Записки судебного деятеля - стр. 16
Упомянув о Лямбле и вызвав перед собой его симпатичный и оригинальный образ, я не могу удержаться, чтобы не сказать о нем несколько слов. Ученик знаменитого Гиртля, подвижный, энергический, с прекрасными, полными жизни, умными карими глазами на сухощавом лице, под нависшим хохлом седеющих волос, Лямбль производил впечатление выдающегося человека и был таковым в действительности. Хозяин в своей части, он не был узким специалистом, а отзывался на всевозможные духовные запросы человеческой природы. Любитель и знаток европейской литературы, тонкий ценитель искусства, он мог с полным правом сказать о себе «nihil humanum me alienum puto» [7]. Он, например, в подробности изучал и знал Данга, а своими объяснениями и замечаниями внушил мне любовь и интерес к художественной деятельности Гогарта. Как практический врач он подсмеивался над узкой специализацией, столь развившейся в последнее время, и в понимании картины и значения болезни давал ход собственной творческой мысли, а не следовал рабски за тем, что ему скажет последнее слово заграничных книжек и в особенности разные химические и другие исследования. Он лечил не теоретически понимаемую болезнь, а каждого больного, индивидуализируя свои приемы и указания и отводя широкое место психологическому наблюдению. Его называли часто оригиналом и чудаком, но чудак этот мог записать себе в актив не мало блестящих исцелений там, где был серьезный и определенный недуг, и там, где нужно было лишь поднять душевный строй человека, не привязывая к нему непременно определенного медицинского ярлыка с неизбежной, предустановленной процедурой лечения и режима.
Судебная реформа в первые годы своего осуществления требовала от судебных деятелей большого напряжения сил. Любовь к новому, благородному делу, явившемуся на смену застарелого неправосудия и бесправия, у многих из этих деятелей превышала их физические силы, и по временам некоторые из них «надрывались». Надорвался в 1868 году и я.
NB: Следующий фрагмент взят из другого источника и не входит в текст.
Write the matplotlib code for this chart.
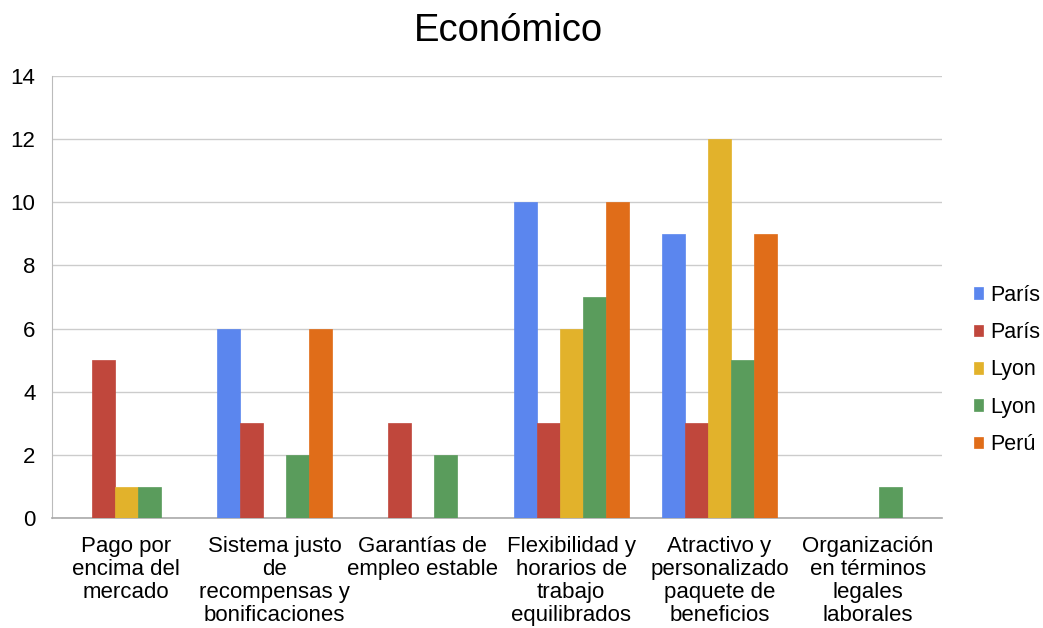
import numpy as np
import matplotlib
matplotlib.use("Agg")
import matplotlib.pyplot as plt

plt.rcParams['font.family'] = ['Liberation Sans', 'DejaVu Sans']

categorias = ["Pago por\nencima del\nmercado",
              "Sistema justo\nde\nrecompensas y\nbonificaciones",
              "Garantías de\nempleo estable",
              "Flexibilidad y\nhorarios de\ntrabajo\nequilibrados",
              "Atractivo y\npersonalizado\npaquete de\nbeneficios",
              "Organización\nen términos\nlegales\nlaborales"]

series = ["París", "París", "Lyon", "Lyon", "Perú"]
paris_1 = [0, 6, 0, 10, 9, 0]
paris_2 = [5, 3, 3, 3, 3, 0]
lyon_1 = [1, 0, 0, 6, 12, 0]
lyon_2 = [1, 2, 2, 7, 5, 1]
peru = [0, 6, 0, 10, 9, 0]
valores = [paris_1, paris_2, lyon_1, lyon_2, peru]
colores = ["#5B86EE", "#C0473C", "#E2B22B", "#5A9C5C", "#E06D19"]

fig = plt.figure(figsize=(10.43, 6.28), dpi=100)
ax = fig.add_axes([0.05, 0.175, 0.853, 0.704])

x = np.arange(len(categorias))
ancho = 0.155
for i, (nombre, vals, c) in enumerate(zip(series, valores, colores)):
    ax.bar(x + (i - 2) * ancho, vals, ancho, color=c, label=nombre,
           edgecolor=c, linewidth=0.5, zorder=3)

ax.set_xlim(-0.5, len(categorias) - 0.5)
ax.set_ylim(0, 14)
ax.set_yticks(range(0, 15, 2))
ax.yaxis.grid(True, color="#cccccc", linewidth=1, zorder=0)
for s in ["top", "right"]:
    ax.spines[s].set_visible(False)
ax.spines["left"].set_color("#bbbbbb")
ax.spines["bottom"].set_color("#aaaaaa")
ax.spines["bottom"].set_linewidth(1.2)
ax.tick_params(axis="both", length=0, labelsize=16)
ax.tick_params(axis="x", pad=13)
ax.tick_params(axis="y", pad=12)
ax.set_xticks(x)
ax.set_xticklabels(categorias, linespacing=1.12)

fig.suptitle("Económico", fontsize=27.5, x=0.487, y=0.95, va="center")

leg = ax.legend(loc="center left", bbox_to_anchor=(1.014, 0.335), frameon=False,
                fontsize=15.5, handlelength=0.45, handleheight=0.45,
                handletextpad=0.3, labelspacing=0.76)

fig.savefig("out.png", dpi=100)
Появились чрезвычайная слабость, упадок сил, малокровие и, после более или менее продолжительного напряжения голоса, частые горловые кровотечения. Выдающиеся врачи Харькова признали мое положение весьма серьезным, но в определении лечения разошлись, хотя, по-видимому, некоторые подозревали скоротечную чахотку. Один посылал меня в Соден, другой в Зальцбрун, третий в горы, четвертый, наконец, в Железноводск. Я не знал, что делать, тем более, что и самое путешествие за границу представлялось для меня затруднительным в материальном отношении. Заслышав о моем нездоровье, ко мне пришел Лямбль. «Надо ехать за границу», – сказал он с чешским акцентом, пощипывая любимым жестом свою эспаньолку. «Но куда, куда?» – «А куда глаза глядят, т. е. в Европу… Вам нужны новые впечатления и отдых, но отдых деятельный и поучительный. Поезжайте сначала в Прагу (ну, конечно! подумал я), там вы встретите – я дам вам письма – хороших людей, а оттуда в Мюнхен, где зайдете в старую Пинакотеку, потом прокатитесь по Рейну, во Фландрию, посмотрите Рубенса и Мемлинга в Брюгге, а затем в Париж, где вам, может быть, удастся послушать Тардье…» – «Но что же мне пить? какие воды?» – «А пить необходимо, необходимо пить, но не воды, а пиво. Вы так и делайте, – поезжайте от одного пива к другому пиву, а приедете во Францию – пейте красное вино. А главное – не думайте о своей болезни. Она называется: молодость (мне было 23 года), слабые силы при большом труде и нервность; вы в сущности один нерв. Новые впечатления и пиво! вот и все…» И теперь, дожив, несмотря на многие испытания, почти до восьмидесяти лет, я с благодарным чувством вспоминаю этот совет «чудака», которому вполне и с успехом в свое время последовал. Лямбль действительно был оригинален во всем. После своего венчания он пригласил нас – своих шаферов – из церкви в свою квартиру, богатую книжками и скудной мебелью, переоделся в свой обычный рабочий костюм и, попросив нас посидеть с новобрачною, ушел присутствовать при какой-то интересной в медицинском отношении консультации, продолжавшейся до поздней ночи.